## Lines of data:
^^^^
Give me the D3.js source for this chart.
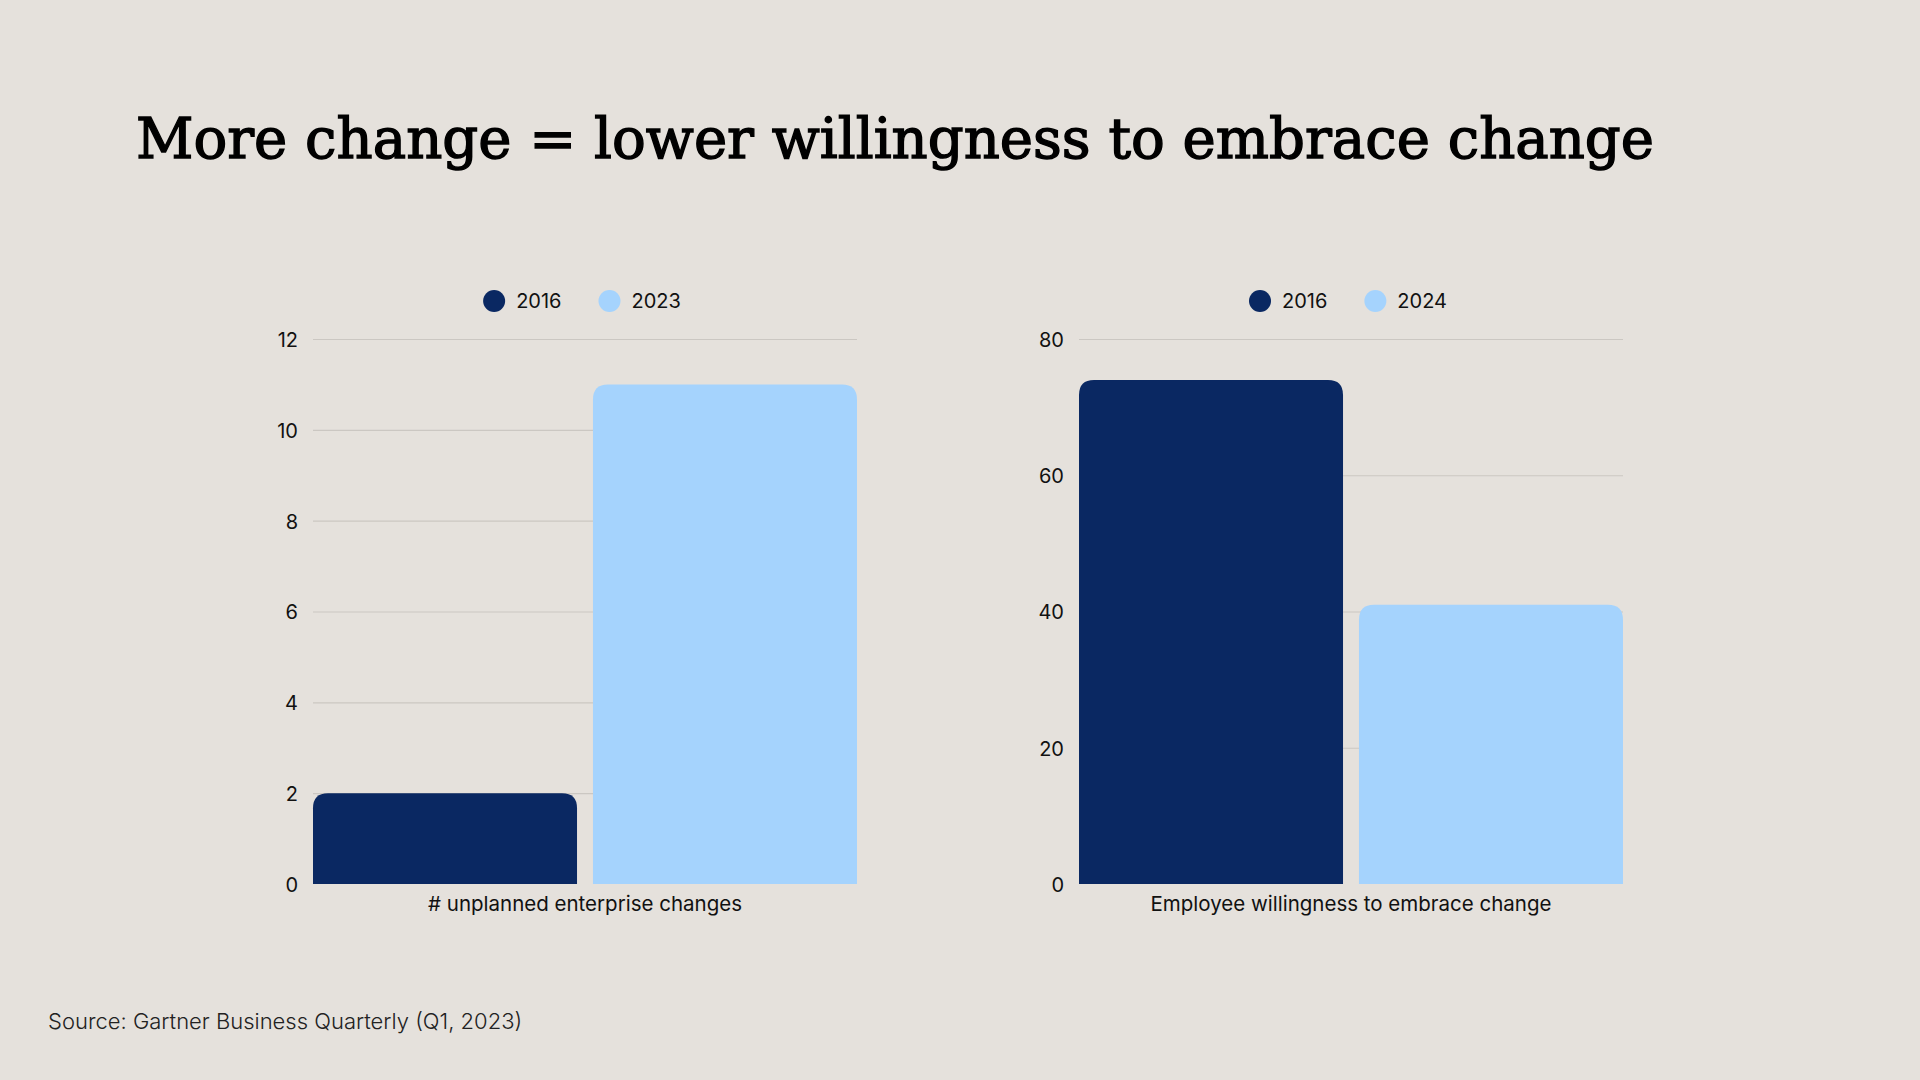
<!DOCTYPE html>
<html>
<head>
<meta charset="utf-8">
<script src="https://cdn.jsdelivr.net/npm/d3@7"></script>
<style>
  html, body { margin: 0; padding: 0; background: #e5e1dc; }
  svg { display: block; }
  .tick text { font-family: Inter, "Noto Sans", sans-serif; }
</style>
</head>
<body>
<div id="chart"></div>
<script>
// data
const titleText = "More change = lower willingness to embrace change";
const sourceText = "Source: Gartner Business Quarterly (Q1, 2023)";

const leftCategory = "# unplanned enterprise changes";
const leftSeries = ["2016", "2023"];
const leftValues = [2, 11];
const leftTicks = [0, 2, 4, 6, 8, 10, 12];

const rightCategory = "Employee willingness to embrace change";
const rightSeries = ["2016", "2024"];
const rightValues = [74, 41];
const rightTicks = [0, 20, 40, 60, 80];

const colors = ["#0a2862", "#a5d3fd"];

const svgWidth = 1920;
const svgHeight = 1080;

const svg = d3.select("#chart")
  .append("svg")
  .attr("width", svgWidth)
  .attr("height", svgHeight);

svg.append("rect")
  .attr("width", svgWidth)
  .attr("height", svgHeight)
  .attr("fill", "#e5e1dc");

// title
svg.append("text")
  .attr("x", 136)
  .attr("y", 158)
  .attr("font-family", "'DejaVu Serif', 'Liberation Serif', serif")
  .attr("font-size", 56)
  .attr("fill", "#000")
  .attr("stroke", "#000")
  .attr("stroke-width", 1.4)
  .attr("textLength", 1518)
  .attr("lengthAdjust", "spacingAndGlyphs")
  .text(titleText);

// source
svg.append("text")
  .attr("x", 48)
  .attr("y", 1029)
  .attr("font-family", "Inter, 'Noto Sans', sans-serif")
  .attr("font-weight", 300)
  .attr("font-size", 22)
  .attr("fill", "#222")
  .text(sourceText);

// bar with rounded top corners
function topRounded(x, y, w, h, r) {
  r = Math.min(r, h, w / 2);
  return `M${x},${y + h}V${y + r}Q${x},${y} ${x + r},${y}H${x + w - r}Q${x + w},${y} ${x + w},${y + r}V${y + h}Z`;
}

function drawPanel(left, right, category, series, values, ticks) {
  const top = 339;
  const bottom = 884;

  const y = d3.scaleLinear()
    .domain([0, d3.max(ticks)])
    .range([bottom, top]);

  const x0 = d3.scaleBand()
    .domain([category])
    .range([left, right])
    .padding(0);

  const x1 = d3.scaleBand()
    .domain(series)
    .range([0, x0.bandwidth()])
    .paddingInner(0.057);

  const g = svg.append("g");

  // gridlines
  g.append("g")
    .attr("transform", `translate(${left},0)`)
    .call(d3.axisLeft(y).tickValues(ticks).tickSize(-(right - left)).tickFormat(""))
    .call(a => a.select(".domain").remove())
    .call(a => a.selectAll(".tick line").attr("stroke", "#cbc7c2").attr("stroke-width", 1.2))
    .call(a => a.selectAll(".tick").filter(d => d === 0).remove());

  // y labels
  g.append("g")
    .attr("transform", `translate(${left - 15},1)`)
    .call(d3.axisLeft(y).tickValues(ticks).tickSize(0).tickPadding(0))
    .call(a => a.select(".domain").remove())
    .call(a => a.selectAll(".tick text").attr("font-size", 20).attr("fill", "#111"));

  // bars
  g.selectAll("path.bar")
    .data(values)
    .enter()
    .append("path")
    .attr("class", "bar")
    .attr("fill", (d, i) => colors[i])
    .attr("d", (d, i) => {
      const bx = x0(category) + x1(series[i]);
      return topRounded(bx, y(d), x1.bandwidth(), bottom - y(d), 15);
    });

  // x label
  g.append("g")
    .attr("transform", `translate(0,${bottom})`)
    .call(d3.axisBottom(x0).tickSize(0).tickPadding(12))
    .call(a => a.select(".domain").remove())
    .call(a => a.selectAll(".tick text").attr("font-size", 20.5).attr("fill", "#111"));

  // legend
  const legend = g.append("g");
  const items = legend.selectAll("g")
    .data(series)
    .enter()
    .append("g");
  items.append("circle")
    .attr("r", 11)
    .attr("cy", 0)
    .attr("fill", (d, i) => colors[i]);
  items.append("text")
    .attr("x", 22)
    .attr("dy", "0.35em")
    .attr("font-family", "Inter, 'Noto Sans', sans-serif")
    .attr("font-size", 20)
    .attr("fill", "#111")
    .text(d => d);
  let offset = 0;
  items.attr("transform", function() {
    const w = this.getBBox().width;
    const t = `translate(${offset + 11},0)`;
    offset += w + 37;
    return t;
  });
  const total = offset - 37;
  legend.attr("transform", `translate(${(left + right) / 2 - total / 2 - 3},301)`);
}

drawPanel(313, 857, leftCategory, leftSeries, leftValues, leftTicks);
drawPanel(1079, 1623, rightCategory, rightSeries, rightValues, rightTicks);
</script>
</body>
</html>
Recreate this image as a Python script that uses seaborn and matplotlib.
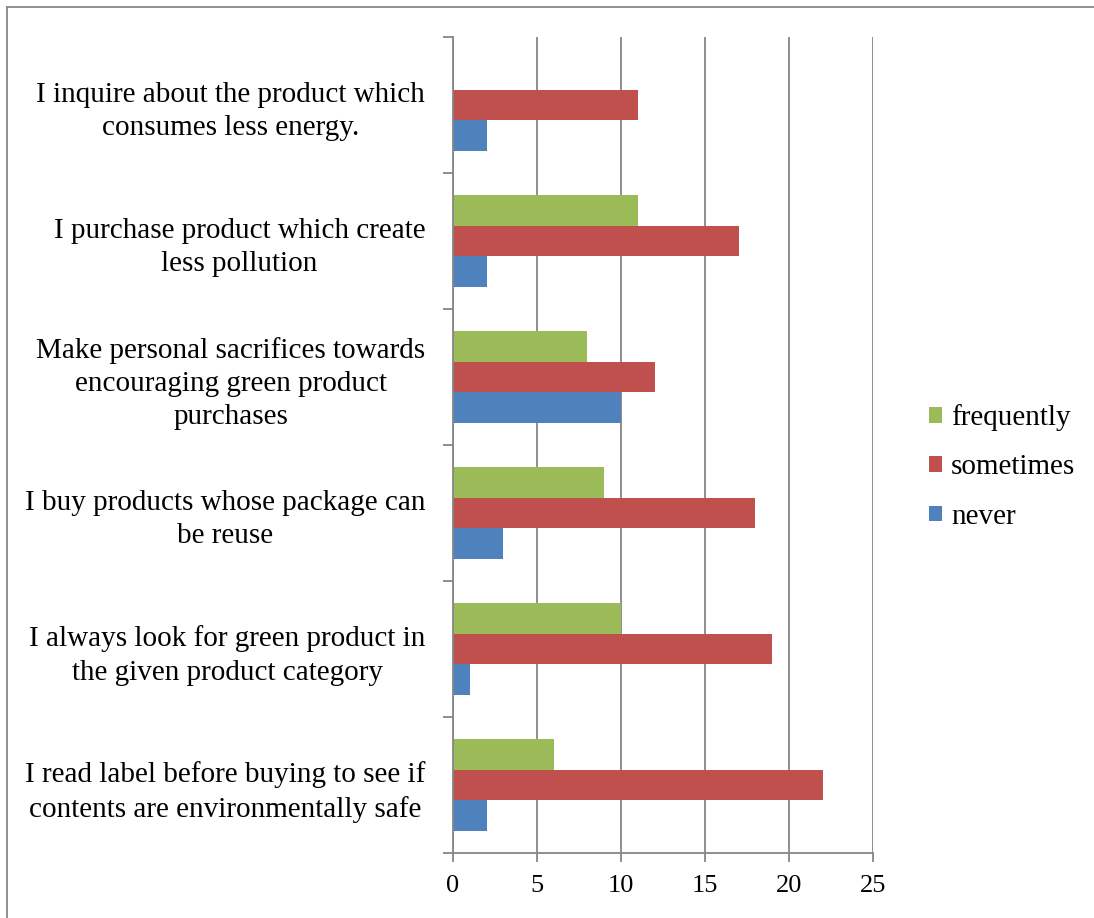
import matplotlib
matplotlib.use("Agg")
import matplotlib.pyplot as plt
from matplotlib.lines import Line2D
from matplotlib.ticker import FixedLocator
import seaborn as sns
import pandas as pd

# Survey statements, listed top to bottom
statements = [
    "I inquire about the product which\nconsumes less energy.",
    "I purchase product which create\nless pollution",
    "Make personal sacrifices towards\nencouraging green product\npurchases",
    "I buy products whose package can\nbe reuse",
    "I always look for green product in\nthe given product category",
    "I read label before buying to see if\ncontents are environmentally safe",
]
responses = ["frequently", "sometimes", "never"]
frequently = [0, 11, 8, 9, 10, 6]
sometimes = [11, 17, 12, 18, 19, 22]
never = [2, 2, 10, 3, 1, 2]
x_ticks = [0, 5, 10, 15, 20, 25]

colors = {"frequently": "#9BBB59", "sometimes": "#C0504D", "never": "#4F81BD"}

df = pd.DataFrame({
    "statement": statements * 3,
    "response": [r for r in responses for _ in statements],
    "count": frequently + sometimes + never,
})

plt.rcParams["font.family"] = ["Liberation Serif", "DejaVu Serif"]
grid_color = "#868686"

fig = plt.figure(figsize=(10.94, 9.18), dpi=100)
ax = fig.add_axes([453 / 1094, 1 - 853 / 918, 420 / 1094, 816 / 918])

sns.barplot(data=df, y="statement", x="count", hue="response",
            hue_order=responses, order=statements, orient="h",
            palette=colors, width=0.67, saturation=1, edgecolor="none",
            linewidth=0, ax=ax)

ax.set_xlim(0, 25)
ax.set_ylim(len(statements) - 0.5, -0.5)
ax.set_xticks(x_ticks)
ax.set_xticklabels([str(t) for t in x_ticks])
ax.set_xlabel("")
ax.set_ylabel("")

ax.set_axisbelow(True)
ax.xaxis.grid(True, color=grid_color, linewidth=1.3)
ax.yaxis.grid(False)

for side in ("top", "right"):
    ax.spines[side].set_visible(False)
for side in ("left", "bottom"):
    ax.spines[side].set_color(grid_color)
    ax.spines[side].set_linewidth(1.3)

# category labels without ticks; boundary ticks between categories
ax.tick_params(axis="y", which="major", length=0, pad=20, labelsize=21)
ax.yaxis.set_minor_locator(FixedLocator([i - 0.5 for i in range(len(statements) + 1)]))
ax.tick_params(axis="y", which="minor", length=7, width=1.3, color=grid_color, direction="out")
ax.tick_params(axis="x", which="major", length=6.5, width=1.3, color=grid_color,
               pad=9, labelsize=19)
for lbl in ax.get_yticklabels():
    lbl.set_multialignment("center")
    lbl.set_linespacing(1.36)

leg = ax.legend(loc="center left", bbox_to_anchor=(929 / 1094, 1 - 467 / 918),
                bbox_transform=fig.transFigure, frameon=False, fontsize=21,
                handlelength=0.45, handleheight=0.45, handletextpad=0.3,
                labelspacing=0.8, borderpad=0, borderaxespad=0)

# outer frame along top and left edges
fx = 6.7 / 1094
fy = 1 - 6.7 / 918
fig.add_artist(Line2D([fx, fx], [0, fy], transform=fig.transFigure,
                      color="#888888", linewidth=1.3))
fig.add_artist(Line2D([fx, 1], [fy, fy], transform=fig.transFigure,
                      color="#888888", linewidth=1.3))

fig.savefig("out.png", dpi=100, facecolor="white")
^^^^
## DIRECTIONS:
Reproduce exactly the lines above starting at the line containing "Recreate this image" and ending at the line containing "linewidth=0, ax=ax)", including both, but not the pictures.

## SOLUTION FOR THIS PROBLEM:
Recreate this image as a Python script that uses seaborn and matplotlib.
import matplotlib
matplotlib.use("Agg")
import matplotlib.pyplot as plt
from matplotlib.lines import Line2D
from matplotlib.ticker import FixedLocator
import seaborn as sns
import pandas as pd

# Survey statements, listed top to bottom
statements = [
    "I inquire about the product which\nconsumes less energy.",
    "I purchase product which create\nless pollution",
    "Make personal sacrifices towards\nencouraging green product\npurchases",
    "I buy products whose package can\nbe reuse",
    "I always look for green product in\nthe given product category",
    "I read label before buying to see if\ncontents are environmentally safe",
]
responses = ["frequently", "sometimes", "never"]
frequently = [0, 11, 8, 9, 10, 6]
sometimes = [11, 17, 12, 18, 19, 22]
never = [2, 2, 10, 3, 1, 2]
x_ticks = [0, 5, 10, 15, 20, 25]

colors = {"frequently": "#9BBB59", "sometimes": "#C0504D", "never": "#4F81BD"}

df = pd.DataFrame({
    "statement": statements * 3,
    "response": [r for r in responses for _ in statements],
    "count": frequently + sometimes + never,
})

plt.rcParams["font.family"] = ["Liberation Serif", "DejaVu Serif"]
grid_color = "#868686"

fig = plt.figure(figsize=(10.94, 9.18), dpi=100)
ax = fig.add_axes([453 / 1094, 1 - 853 / 918, 420 / 1094, 816 / 918])

sns.barplot(data=df, y="statement", x="count", hue="response",
            hue_order=responses, order=statements, orient="h",
            palette=colors, width=0.67, saturation=1, edgecolor="none",
            linewidth=0, ax=ax)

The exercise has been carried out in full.